Within SNCC itself, Lewis maintains that the fatal rift opened in 1966 when an all-night power struggle at a SNCC retreat ended with John Lewis ousted as president and Stokely Carmichael in charge. Within weeks Carmichael stepped up on a Civil War monument in Greenwood, Mississippi, espoused Black Power, and the unraveling of SNCC as a unified activist organization began. Lewis details the disillusionment, anguish, and severe depression many of SNCC’s most dedicated members suffered in the aftermath of Carmichael’s term—and then H. Rap Brown’s—as head of SNCC. Bob Moses “once said that time in the movement was compressed and that one month of Mississippi time was like a year of real time,” Lewis writes. “Movement time was catching up with SNCC.”
He follows the core group through the shadows and then finally out the other side. Carmichael spent nearly his whole life in Africa. Nash drifted back to her hometown of Chicago and lived with her two children after her marriage to fellow Nashville SNCC member James Bevel collapsed. She was rescued from obscurity when PBS featured her in its Eyes on the Prize documentary. To avoid the draft, Bob Moses fled the United States, first to Canada and then to Tanzania, where he lived until President Carter offered amnesty to Vietnam-era draft dodgers.

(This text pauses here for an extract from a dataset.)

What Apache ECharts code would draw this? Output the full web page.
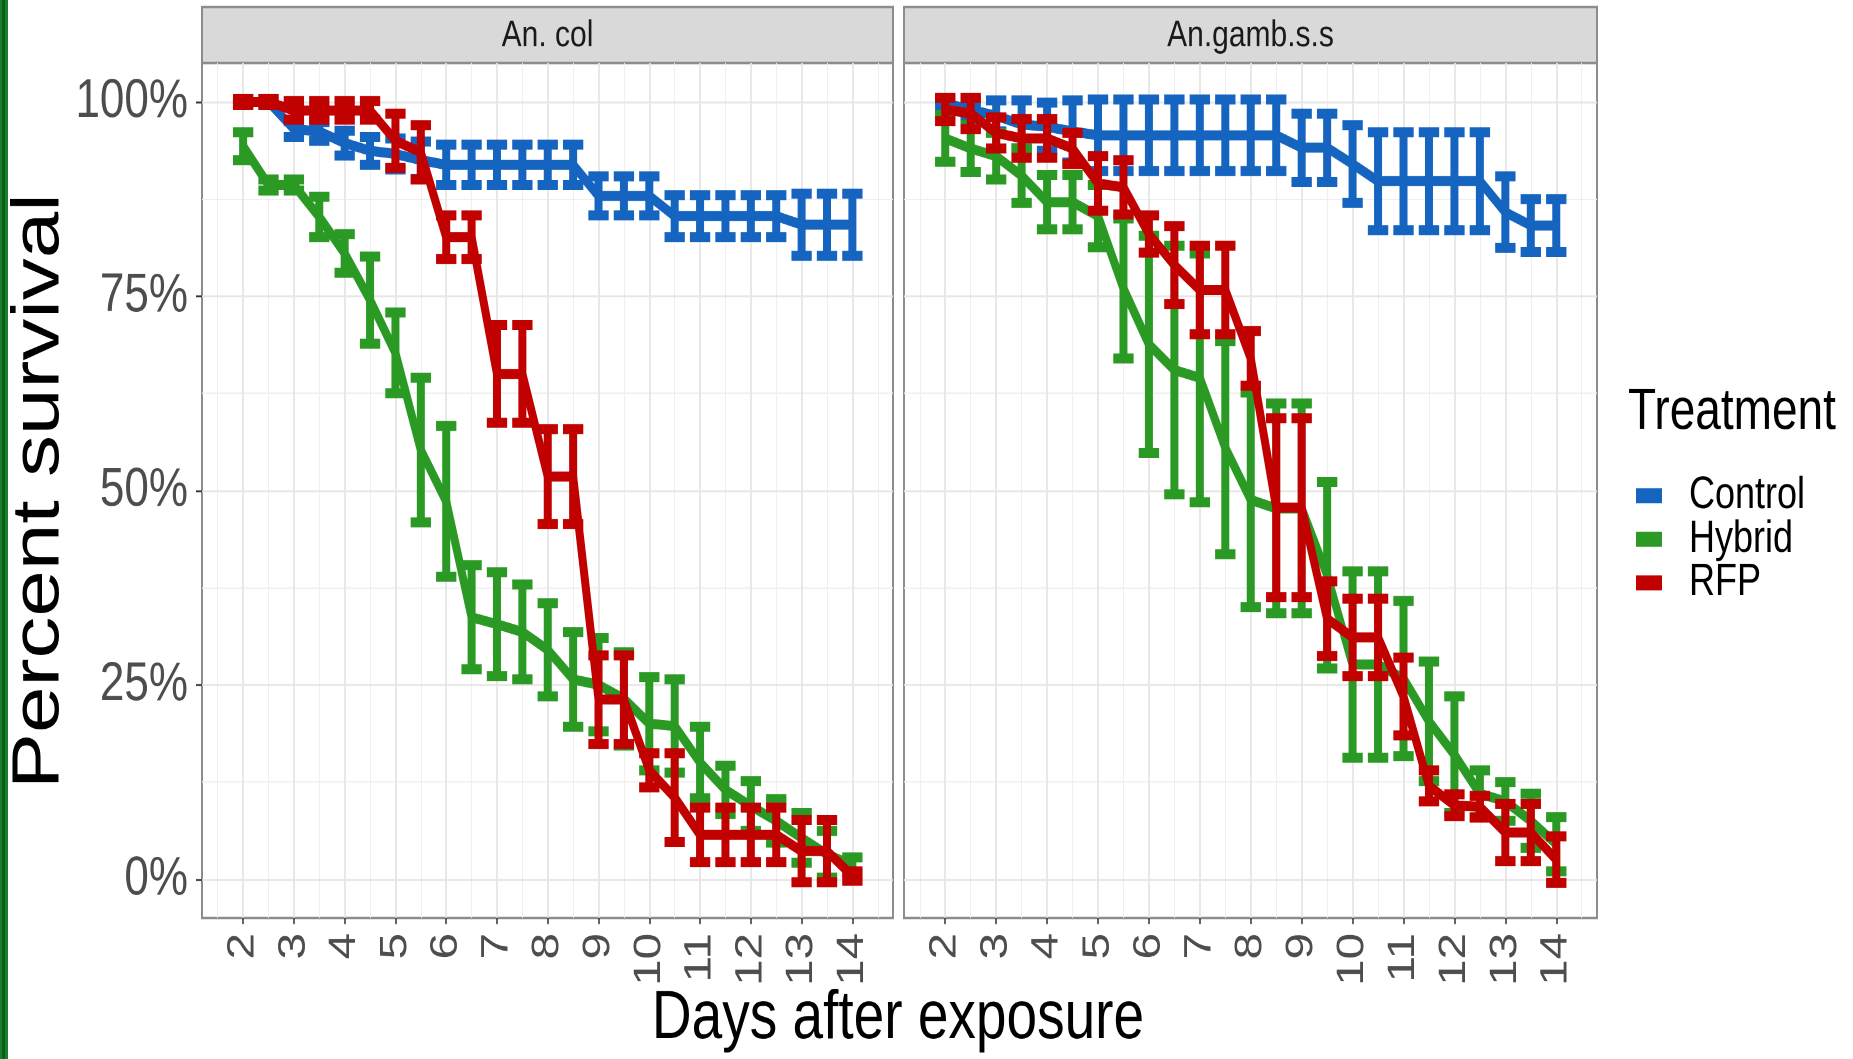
<!DOCTYPE html>
<html>
<head>
<meta charset="utf-8">
<script src="https://cdn.jsdelivr.net/npm/echarts@6/dist/echarts.min.js"></script>
<style>
html,body{margin:0;padding:0;background:#fff;overflow:hidden;}
#wrap{width:1853px;height:1059px;overflow:hidden;position:relative;}
#chart{width:1853px;height:848px;transform:scaleY(1.25);transform-origin:0 0;}
</style>
</head>
<body>
<div id="wrap"><div id="chart"></div></div>
<script>
// ---------- data ----------
const days = [2, 2.5, 3, 3.5, 4, 4.5, 5, 5.5, 6, 6.5, 7, 7.5, 8, 8.5, 9, 9.5, 10, 10.5, 11, 11.5, 12, 12.5, 13, 13.5, 14];
const panels = ['An. col', 'An.gamb.s.s'];
const treatments = ['Control', 'Hybrid', 'RFP'];
const xTickLabels = [2, 3, 4, 5, 6, 7, 8, 9, 10, 11, 12, 13, 14];
const xMinorLines = [1.5, 2.5, 3.5, 4.5, 5.5, 6.5, 7.5, 8.5, 9.5, 10.5, 11.5, 12.5, 13.5, 14.5];
const yTickValues = [0, 0.25, 0.5, 0.75, 1];
const yMinorLines = [0.125, 0.375, 0.625, 0.875];

// An. col
const colControl    = [1.000,1.000,0.965,0.962,0.947,0.937,0.933,0.925,0.919,0.919,0.919,0.919,0.919,0.919,0.879,0.879,0.879,0.853,0.853,0.853,0.853,0.853,0.842,0.842,0.842];
const colControlErr = [0.003,0.003,0.010,0.012,0.016,0.018,0.020,0.024,0.026,0.026,0.026,0.026,0.026,0.026,0.025,0.025,0.025,0.027,0.027,0.027,0.027,0.027,0.040,0.040,0.040];
const colHybrid     = [0.943,0.893,0.893,0.852,0.805,0.745,0.677,0.552,0.486,0.337,0.328,0.318,0.295,0.257,0.250,0.232,0.200,0.197,0.150,0.115,0.094,0.075,0.053,0.032,0.018];
const colHybridErr  = [0.018,0.007,0.007,0.026,0.025,0.056,0.052,0.093,0.097,0.067,0.067,0.061,0.060,0.061,0.060,0.060,0.060,0.060,0.046,0.031,0.032,0.028,0.032,0.030,0.010];
const colRFP        = [1.000,1.000,0.989,0.989,0.989,0.989,0.950,0.935,0.826,0.826,0.650,0.650,0.518,0.518,0.231,0.231,0.140,0.105,0.057,0.057,0.057,0.057,0.036,0.036,0.004];
const colRFPErr     = [0.004,0.004,0.012,0.012,0.012,0.012,0.035,0.035,0.028,0.028,0.063,0.063,0.061,0.061,0.057,0.057,0.022,0.057,0.035,0.035,0.035,0.035,0.040,0.040,0.006];

// An.gamb.s.s
const gamControl    = [0.998,0.990,0.982,0.971,0.968,0.962,0.957,0.957,0.957,0.957,0.957,0.957,0.957,0.957,0.941,0.941,0.920,0.898,0.898,0.898,0.898,0.898,0.858,0.841,0.841];
const gamControlErr = [0.005,0.010,0.020,0.031,0.031,0.040,0.046,0.046,0.046,0.046,0.046,0.046,0.046,0.046,0.044,0.044,0.050,0.063,0.063,0.063,0.063,0.063,0.046,0.034,0.034];
const gamHybrid     = [0.953,0.940,0.930,0.905,0.871,0.871,0.853,0.760,0.688,0.655,0.645,0.555,0.488,0.477,0.477,0.391,0.276,0.276,0.258,0.203,0.160,0.110,0.100,0.075,0.045];
const gamHybridErr  = [0.030,0.030,0.030,0.035,0.035,0.035,0.040,0.090,0.140,0.160,0.160,0.137,0.138,0.135,0.135,0.120,0.120,0.120,0.100,0.077,0.075,0.030,0.025,0.035,0.035];
const gamRFP        = [0.990,0.985,0.960,0.953,0.953,0.940,0.895,0.890,0.830,0.790,0.758,0.758,0.670,0.478,0.478,0.335,0.311,0.311,0.235,0.120,0.095,0.093,0.060,0.060,0.025];
const gamRFPErr     = [0.015,0.020,0.020,0.025,0.025,0.020,0.035,0.035,0.024,0.050,0.057,0.057,0.035,0.115,0.115,0.048,0.050,0.050,0.050,0.020,0.014,0.014,0.037,0.037,0.030];

// ---------- styling ----------
const S = 1.25;                       // vertical stretch applied by CSS
const Y = v => v / S;                 // screen y -> chart y
const COLORS = {Control: '#1565c0', Hybrid: '#2b9a24', RFP: '#c10000'};
const FONT = "'Liberation Sans', Arial, sans-serif";
const XMIN = 1.19, XMAX = 14.8, YMIN = -0.05, YMAX = 1.05;
const CAP = 0.2;
const LW = 8;

const panelData = [
  {Control: [colControl, colControlErr], Hybrid: [colHybrid, colHybridErr], RFP: [colRFP, colRFPErr]},
  {Control: [gamControl, gamControlErr], Hybrid: [gamHybrid, gamHybridErr], RFP: [gamRFP, gamRFPErr]}
];

const gridBoxes = [
  {left: 202, top: Y(63), width: 691, height: Y(855)},
  {left: 904, top: Y(63), width: 693, height: Y(855)}
];

const grids = gridBoxes.map(b => ({
  left: b.left, top: b.top, width: b.width, height: b.height,
  show: true, backgroundColor: '#ffffff', borderColor: '#8c8c8c', borderWidth: 2,
  containLabel: false
}));

const xAxes = [];
const yAxes = [];
gridBoxes.forEach((b, g) => {
  xAxes.push({
    type: 'value', gridIndex: g, min: XMIN, max: XMAX, position: 'bottom',
    axisLine: {show: false, onZero: false},
    axisTick: {show: true, length: Y(6), lineStyle: {color: '#333333', width: 1.5}, customValues: xTickLabels},
    axisLabel: {show: true, rotate: 90, margin: Y(15), fontFamily: FONT, fontSize: 38, color: '#4d4d4d',
      customValues: xTickLabels, formatter: v => String(v)},
    splitLine: {show: true, lineStyle: {color: '#e6e6e6', width: 1.8}},
    z: 2
  });
  xAxes.push({
    type: 'value', gridIndex: g, min: XMIN, max: XMAX, position: 'bottom',
    axisLine: {show: false, onZero: false},
    axisTick: {show: false, customValues: xMinorLines},
    axisLabel: {show: false, customValues: xMinorLines},
    splitLine: {show: true, lineStyle: {color: '#efefef', width: 1}},
    z: 1
  });
  yAxes.push({
    type: 'value', gridIndex: g, min: YMIN, max: YMAX, position: 'left',
    axisLine: {show: false, onZero: false},
    axisTick: {show: g === 0, length: 6, lineStyle: {color: '#333333', width: 1.5}, customValues: yTickValues},
    axisLabel: {show: g === 0, margin: 14, fontFamily: FONT, fontSize: 44, color: '#4d4d4d',
      customValues: yTickValues, formatter: v => Math.round(v * 100) + '%'},
    splitLine: {show: true, lineStyle: {color: '#e6e6e6', width: 1.6}},
    z: 2
  });
  yAxes.push({
    type: 'value', gridIndex: g, min: YMIN, max: YMAX, position: 'left',
    axisLine: {show: false, onZero: false},
    axisTick: {show: false, customValues: yMinorLines},
    axisLabel: {show: false, customValues: yMinorLines},
    splitLine: {show: true, lineStyle: {color: '#efefef', width: 0.9}},
    z: 1
  });
});

function renderErrorBar(params, api) {
  const x = api.value(0), lo = api.value(1), hi = api.value(2);
  const s0 = api.coord([x, lo]), s1 = api.coord([x, hi]);
  const a = api.coord([x - CAP, lo]), b = api.coord([x + CAP, lo]);
  const c = api.coord([x - CAP, hi]), d = api.coord([x + CAP, hi]);
  const st = {stroke: api.visual('color'), lineWidth: LW, lineCap: 'butt', fill: null};
  return {
    type: 'group',
    children: [
      {type: 'line', shape: {x1: s0[0], y1: s0[1], x2: s1[0], y2: s1[1]}, style: st},
      {type: 'line', shape: {x1: a[0], y1: a[1], x2: b[0], y2: b[1]}, style: st},
      {type: 'line', shape: {x1: c[0], y1: c[1], x2: d[0], y2: d[1]}, style: st}
    ]
  };
}

const series = [];
panelData.forEach((pd, g) => {
  treatments.forEach((t, k) => {
    const vals = pd[t][0], errs = pd[t][1];
    series.push({
      name: t, type: 'line', xAxisIndex: 2 * g, yAxisIndex: 2 * g,
      data: days.map((d, i) => [d, vals[i]]),
      symbol: 'none', color: COLORS[t],
      lineStyle: {width: LW, color: COLORS[t], cap: 'butt', join: 'round'},
      itemStyle: {color: COLORS[t]},
      z: 10 + k * 2, silent: true, animation: false
    });
    series.push({
      name: t, type: 'custom', xAxisIndex: 2 * g, yAxisIndex: 2 * g,
      data: days.map((d, i) => [d, vals[i] - errs[i], vals[i] + errs[i]]),
      encode: {x: 0, y: [1, 2]},
      itemStyle: {color: COLORS[t]}, color: COLORS[t],
      renderItem: renderErrorBar,
      z: 11 + k * 2, silent: true, animation: false
    });
  });
});

const graphics = [
  {type: 'rect', shape: {x: 0, y: 0, width: 8, height: Y(1059)}, style: {fill: '#17802a'}, silent: true},
  {type: 'rect', shape: {x: 2, y: 0, width: 3, height: Y(1059)}, style: {fill: '#0c5c1a'}, silent: true}
];
gridBoxes.forEach((b, g) => {
  graphics.push({type: 'rect', shape: {x: b.left, y: Y(7), width: b.width, height: Y(56)},
    style: {fill: '#d9d9d9', stroke: '#8c8c8c', lineWidth: 2}, silent: true});
  graphics.push({type: 'text', x: b.left + b.width / 2, y: Y(36),
    style: {text: panels[g], fontFamily: FONT, fontSize: 30, fill: '#1a1a1a', align: 'center', verticalAlign: 'middle'},
    silent: true});
});
graphics.push({type: 'text', x: 40, y: Y(491), rotation: Math.PI / 2,
  style: {text: 'Percent survival', fontFamily: FONT, fontSize: 67, fill: '#000', align: 'center', verticalAlign: 'middle'},
  silent: true});
graphics.push({type: 'text', x: 898, y: Y(1019),
  style: {text: 'Days after exposure', fontFamily: FONT, fontSize: 55, fill: '#000', align: 'center', verticalAlign: 'middle'},
  silent: true});
graphics.push({type: 'text', x: 1628, y: Y(413),
  style: {text: 'Treatment', fontFamily: FONT, fontSize: 46, fill: '#000', align: 'left', verticalAlign: 'middle'},
  silent: true});

const option = {
  backgroundColor: '#ffffff',
  animation: false,
  grid: grids,
  xAxis: xAxes,
  yAxis: yAxes,
  legend: {
    data: treatments, orient: 'vertical', left: 1631, top: Y(489.5) - 18,
    icon: 'rect', itemWidth: 26, itemHeight: Y(15), itemGap: Y(43.5) - 36,
    selectedMode: false,
    textStyle: {fontFamily: FONT, fontSize: 36, color: '#000', padding: [0, 0, 0, 22]}
  },
  graphic: graphics,
  series: series
};

const chart = echarts.init(document.getElementById('chart'), null, {renderer: 'canvas', devicePixelRatio: 2});
chart.setOption(option);
</script>
</body>
</html>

Lewis, Barry and Bond, of course, successfully turned to politics. Lewis focuses closely on the bitter 1986 Georgia congressional race between John Lewis and Julian Bond, with whom the author has a personal friendship. (Lewis is also the author of Gonna Sit at the Welcome Table: A Documentary History of the Civil Rights Movement, which he co-authored with Bond.) He repeatedly jabs Lewis’s mythic reputation with darts about his over-sensitivity, ambition, and jealousy. This animus toward Lewis and King somewhat mars the credibility of the narrative, especially as John Lewis’s name is missing from the list of former SNCC members that he interviewed.
The Shadow of Youth lacks the immediacy and narrative sweep of David Halberstam’s The Children, which follows the same players through the same events, many of which Halberstam witnessed as a reporter for The Tennessean. And unlike Taylor Branch’s trilogy on the civil rights era, which lionizes King, Lewis focuses instead on the young activists and the way the early rush of triumph and sacrifice at SNCC affected the rest of their lives. Still, Lewis’s writing is both moving and meticulous, although not academic, in detailing the profound influence this band of brothers and sisters had on the civil-rights movement. His revisiting of the people and events of that time on the eve of the fiftieth anniversary of the lunch-counter sit-ins is welcome, though it’s a shame the publisher failed to include historical photographs.
The trip SNCC founders took, from the early “freedom highs” when “the civil rights movement tapped the energies—the careless expectations and raw idealism—of its own youth” to maturation and middle age, is a classic cycle of youthful hope turning to disillusionment. Wisely, Lewis takes their stories through the shadows cast by their youthful experiences into the years of their renewed influence, wisdom, and acceptance. He narrates this journey with clarity and passion: “How this ragtag band with little money, no obvious power, painfully little help from the federal government, and the entire white South out to get them, played a starring role in the demise of legal segregation is one of the great adventure stories of American history.”